The fellowship is designed to steer students toward projects like Talia’s, away from routine professional or academic pursuits (the fellowship’s namesake, Michael Rockefeller ’60, died during an anthropological expedition in New Guinea). The fellowship website states that the year should be planned “with the idea of exploration, challenge, and new discovery.” Implicit in that mandate is the idea that without opportunities like this, Harvard students will gravitate toward careerism, a culture this donation aims to resist.
There are donations like the Rockefel-ler Fellowship that aim to promote indelible personal growth, and others that expand Harvard’s collections, museums, even schools and faculties, thereby increasing opportunities and angles of study. The people behind large-scale donations have come under particular scrutiny this past year, as they sought to exert their influence on University politics amid the upheavals of the Israel-Gaza war. In some ways, those donors are short-sighted: their threats to withhold funding suggest a failure to see how donations tied to specific interests or certain opportunities, like Berenson’s Villa I Tatti, can institutionalize not just ideas but entire academic trajectories for decades and centuries to come.

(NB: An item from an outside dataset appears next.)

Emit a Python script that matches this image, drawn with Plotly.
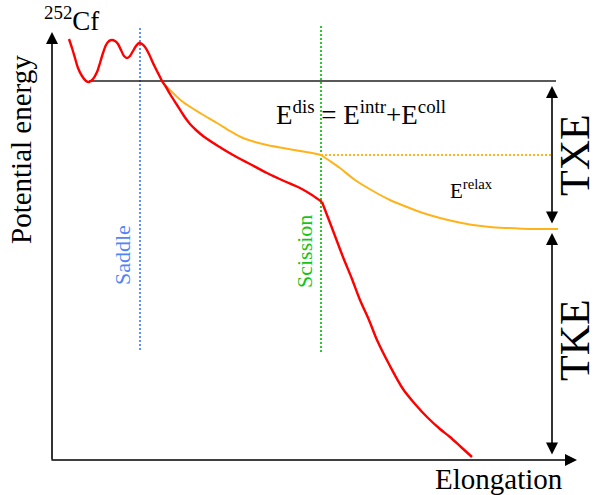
import plotly.graph_objects as go

# Schematic potential-energy curve of 252Cf (x: elongation, y: drawing depth, top = high energy)
# red: before scission (pre) and after scission (post)
red_pre_x = [69, 72, 75, 78, 82, 86, 89, 93, 97, 100, 103, 106, 109, 112, 115, 118, 121, 124, 127,
             130, 133, 136, 139, 142, 145, 149, 153, 158, 162, 166, 170, 177, 184, 190, 196, 203,
             218, 233, 250, 267, 284, 300, 312, 322]
red_pre_y = [39, 48, 58, 68, 76, 81, 82, 79, 72, 63, 53, 45, 41, 40, 41, 44, 50, 56, 58,
             56, 51, 46, 43, 44, 47, 54, 63, 73, 81, 87, 94, 105, 116, 124, 130, 136,
             146, 155, 164, 173, 181, 188, 195, 202]
red_post_x = [322, 332, 343, 352, 360, 369, 377, 390, 403, 415, 427, 440, 450, 461, 472]
red_post_y = [202, 228, 257, 279, 300, 320, 340, 366, 389, 404, 417, 429, 437, 447, 457]

yel_pre_x = [162, 172, 183, 200, 217, 230, 243, 255, 267, 283, 300, 312, 321]
yel_pre_y = [82, 92, 102, 113, 123, 131, 138, 142, 145, 148, 151, 153, 155]
yel_post_x = [321, 330, 340, 355, 373, 390, 407, 423, 440, 457, 473, 490, 507, 530, 558]
yel_post_y = [155, 161, 168, 180, 191, 200, 207, 213, 218, 222, 225, 227, 228, 229, 229]

ground_x = [89, 556]          # black reference level (ground state)
ground_y = [81, 81]
edis_x = [321, 552]           # dotted level at scission
edis_y = [155, 155]
saddle_x = [140, 140]
saddle_y = [28, 352]
scission_x = [321, 321]
scission_y = [26, 352]

RED = "#ff0000"
YEL = "#ffb31a"
BLUE = "#4f86f7"
GREEN = "#16c416"
SERIF = "Liberation Serif, Times New Roman, serif"

fig = go.Figure()


def line(x, y, color, width, dash=None, shape="linear"):
    fig.add_trace(go.Scatter(x=x, y=y, mode="lines", hoverinfo="skip", showlegend=False,
                             line=dict(color=color, width=width, dash=dash, shape=shape,
                                       smoothing=0.8 if shape == "spline" else None)))


line(saddle_x, saddle_y, BLUE, 1.8, "2px,2px")
line(scission_x, scission_y, GREEN, 1.8, "2px,2px")
line(ground_x, ground_y, "#222222", 1.6)
line(edis_x, edis_y, YEL, 1.8, "2px,2px")
line(yel_pre_x, yel_pre_y, YEL, 2.0, shape="spline")
line(yel_post_x, yel_post_y, YEL, 2.0, shape="spline")
line(red_pre_x, red_pre_y, RED, 2.4, shape="spline")
line(red_post_x, red_post_y, RED, 2.4, shape="spline")

# axes with arrows and energy-difference arrows
arrows = [
    dict(x=52, y=32, ax=52, ay=461, side="end"),      # y axis
    dict(x=577, y=460, ax=50, ay=460, side="end"),    # x axis
    dict(x=552, y=86, ax=552, ay=225, side="end+start"),   # TXE
    dict(x=552, y=233, ax=552, ay=456, side="end+start"),  # TKE
]
for a in arrows:
    fig.add_annotation(x=a["x"], y=a["y"], ax=a["ax"], ay=a["ay"], xref="x", yref="y",
                       axref="x", ayref="y", text="", showarrow=True, arrowhead=2,
                       startarrowhead=2, arrowside=a["side"], arrowsize=1.5,
                       startarrowsize=1.5, arrowwidth=1.6, arrowcolor="black")

texts = [
    dict(t="Potential energy", x=21, y=150, s=29, c="black", a=-90),
    dict(t="Elongation", x=499, y=479, s=29, c="black", a=0),
    dict(t="TXE", x=575, y=155, s=42, c="black", a=-90),
    dict(t="TKE", x=575, y=340, s=42, c="black", a=-90),
    dict(t="Saddle", x=122, y=255, s=22, c=BLUE, a=-90),
    dict(t="Scission", x=304, y=252, s=22, c=GREEN, a=-90),
    dict(t="E<sup>dis</sup> = E<sup>intr</sup>+E<sup>coll</sup>", x=361, y=113, s=27, c="black", a=0),
    dict(t="E<sup>relax</sup>", x=471, y=189, s=21, c="black", a=0),
    dict(t="<sup>252</sup>Cf", x=71, y=19, s=27, c="black", a=0),
]
for d in texts:
    fig.add_annotation(x=d["x"], y=d["y"], xref="x", yref="y", text=d["t"], showarrow=False,
                       textangle=d["a"], xanchor="center", yanchor="middle", borderpad=0,
                       font=dict(family=SERIF, size=d["s"], color=d["c"]))

fig.update_layout(
    width=599, height=495, margin=dict(l=0, r=0, t=0, b=0),
    paper_bgcolor="white", plot_bgcolor="white",
    xaxis=dict(range=[0, 599], visible=False, fixedrange=True),
    yaxis=dict(range=[495, 0], visible=False, fixedrange=True),
)

fig.write_html("out.html")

As I enter my senior year, I think about some of my interests that have been nurtured into major academic projects through specialized donor-funded experiences: West African sculpture, Italian culture, the memory politics of the Jewish diaspora. It is impossible to separate the intellectual pursuits from the funding that made them possible. Had donors not decided to open those opportunities, I would have chosen a different path, a different research topic. Maybe I would be planning graduate studies in different fields—or eschewing academia altogether.
In many ways, by merely enrolling in the College, we expect certain opportunities and privileges to be made available, rarely pausing to consider who makes those things possible. Perks cost money. When we accept our places here, we accept the fundamental mission of the donor, which, ideally, is to affirm that a place like Harvard, with all of its niche academic pursuits, should exist.
I think about the Head of an Oba, and whether I should be able to study it—it was a Rockefeller’s decision to donate it to Harvard and Berenson’s apparent decision to include its image in his collection that brought the item to my attention. It was funding from the Berenson estate that enabled me to spend a summer researching it, to ultimately conclude that it belongs not in the Fogg collections but with the Benin people. I sit with the contradiction that the object’s violent past is the very reason I am able to study it. And yet the reason I study history and culture is to learn from the past in order to make difficult decisions for the future—such objects must be returned. The doors that donors set in front of us are ours to open, or to close.